A cross-section illustration of a skyscraper showing how a single LoRaWAN gateway can provide signal coverage across multiple floors through concrete.


Conclusion: The Digital Landlord

A smart building is not about gadgets; it is about responsiveness.

When a tenant complains it is "too hot," you don't send a technician with a thermometer; you look at the dashboard. When a lease comes up for renewal, you show the tenant data proving they only use 60% of their space.

The LoRaWAN gateway is the tool that makes this transparency possible. It is the simple, secure, and scalable way to give your building a voice.

Frequently Asked Questions : About LoRaWAN Gateway

Q1: Can the LoRaWAN gateway integrate with my existing BMS?

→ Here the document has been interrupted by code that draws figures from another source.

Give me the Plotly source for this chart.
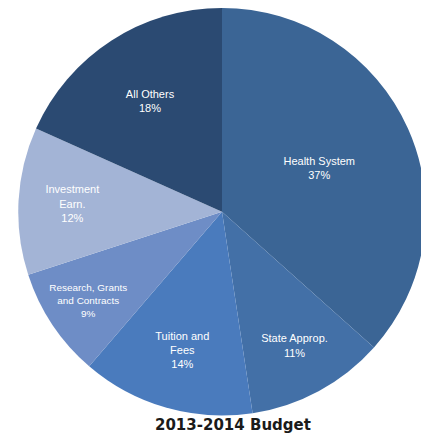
import plotly.graph_objects as go

labels = ["Health System", "State Approp.", "Tuition and<br>Fees", "Research, Grants<br>and Contracts", "Investment<br>Earn.", "All Others"]
values = [36.6, 11.0, 13.7, 8.7, 11.7, 18.3]
colors = ["#3b6595", "#4370a7", "#4a7bbd", "#6e8dc6", "#a3b4d6", "#2b4a72"]
title_text = "2013-2014 Budget"

W, H = 429, 448
OFF = 8  # page body margin
cx, cy, r = 222 - OFF, 211.5 - OFF, 204

fig = go.Figure(go.Pie(
    labels=labels,
    values=values,
    sort=False,
    direction="clockwise",
    rotation=0,
    marker=dict(colors=colors, line=dict(width=0)),
    texttemplate="%{label}<br>%{percent:.0%}",
    textposition="inside",
    insidetextorientation="horizontal",
    textfont=dict(family="Liberation Sans, Arial", size=11, color="white"),
    domain=dict(x=[(cx - r) / W, (cx + r) / W], y=[max(0, (H - cy - r) / H), min(1, (H - cy + r) / H)]),
    showlegend=False,
    hoverinfo="label+percent",
))
fig.add_annotation(
    text="<b>" + title_text + "</b>",
    x=(233 - OFF) / W, y=(H - (436 - OFF)) / H, xref="paper", yref="paper",
    showarrow=False, font=dict(family="DejaVu Sans", size=15, color="#1a1a1a"),
)
fig.update_layout(
    width=W, height=H,
    margin=dict(l=0, r=0, t=0, b=0),
    paper_bgcolor="white",
    plot_bgcolor="white",
)
fig.write_html("out.html")
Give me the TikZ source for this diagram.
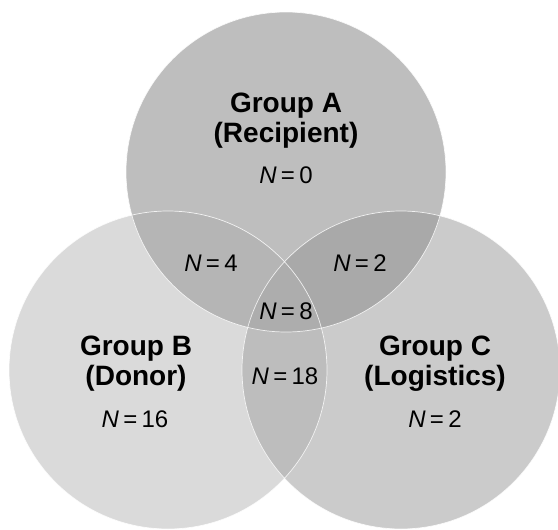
\documentclass[tikz,border=0pt]{standalone}
\usepackage{fontspec}
\setmainfont{Liberation Sans}
\definecolor{colA}{RGB}{190,190,190}
\definecolor{colB}{RGB}{218,218,218}
\definecolor{colC}{RGB}{203,203,203}
\definecolor{colAB}{RGB}{181,181,181}
\definecolor{colAC}{RGB}{169,169,169}
\definecolor{colBC}{RGB}{189,189,189}
\definecolor{colABC}{RGB}{173,173,173}
\newcommand{\nval}[1]{\itshape N\upshape\hspace{0.18em}=\hspace{0.18em}#1}
\begin{document}
\begin{tikzpicture}[x=1pt,y=-1pt,
  grp/.style={anchor=base, inner sep=0pt, font=\fontsize{28}{30}\selectfont\bfseries},
  cnt/.style={anchor=base, inner sep=0pt, font=\fontsize{24}{26}\selectfont},
  rim/.style={draw=white, line width=0.7pt, opacity=0.8}]
\useasboundingbox (0,0) rectangle (558,530);
\fill[white] (0,0) rectangle (558,530);
\coordinate (cA) at (286,172);
\coordinate (cB) at (168,370);
\coordinate (cC) at (401,370);
\begin{scope}
  \clip (0,0) rectangle (558,530);
  \fill[colA] (cA) circle[radius=160pt];
  \fill[colB] (cB) circle[radius=159pt];
  \fill[colC] (cC) circle[radius=159pt];
  \begin{scope}
    \clip (cA) circle[radius=160pt];
    \fill[colAB] (cB) circle[radius=159pt];
    \fill[colAC] (cC) circle[radius=159pt];
  \end{scope}
  \begin{scope}
    \clip (cB) circle[radius=159pt];
    \fill[colBC] (cC) circle[radius=159pt];
  \end{scope}
  \begin{scope}
    \clip (cA) circle[radius=160pt];
    \clip (cB) circle[radius=159pt];
    \fill[colABC] (cC) circle[radius=159pt];
  \end{scope}
  \draw[rim] (cA) circle[radius=160pt];
  \draw[rim] (cB) circle[radius=159pt];
  \draw[rim] (cC) circle[radius=159pt];
\end{scope}
% Group A
\node[grp] (ta1) at (286,112) {Group A};
\node[grp] (ta2) at (286,142) {(Recipient)};
\node[cnt] (na) at (286,183) {\nval{0}};
% Group B
\node[grp] (tb1) at (136,355) {Group B};
\node[grp] (tb2) at (136,385) {(Donor)};
\node[cnt] (nb) at (135,427) {\nval{16}};
% Group C
\node[grp] (tc1) at (435,355) {Group C};
\node[grp] (tc2) at (435,385) {(Logistics)};
\node[cnt] (nc) at (435,427) {\nval{2}};
% overlaps
\node[cnt] (nab) at (211,271) {\nval{4}};
\node[cnt] (nac) at (360,271) {\nval{2}};
\node[cnt] (nabc) at (286,319) {\nval{8}};
\node[cnt] (nbc) at (285,384) {\nval{18}};
\end{tikzpicture}
\end{document}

A1: Yes. Most modern industrial LoRaWAN gateways support standard protocols like MQTT or Modbus TCP. You can map the sensor data (e.g., "Room 101 Temp") to a Modbus register that your legacy Building Management System (Honeywell, Johnson Controls, etc.) can read. This allows the old HVAC system to react to new IoT data.

Q2: Will the gateway penetrate metal elevator shafts?

A2: Metal blocks radio waves, but elevator shafts are rarely fully sealed boxes; they have gaps and openings at every floor. A LoRaWAN gateway placed near the shaft often uses the shaft as a "waveguide," allowing the signal to travel vertically very effectively. However, placing the gateway inside a metal car is a bad idea.

Q3: How do I power the gateway in a ceiling?

A3: Power over Ethernet (PoE) is the standard for smart buildings. You run a single Cat6 cable from your IT switch to the LoRaWAN gateway mounted above the drop ceiling. This provides both power and data backhaul, making installation clean and compliant with fire codes.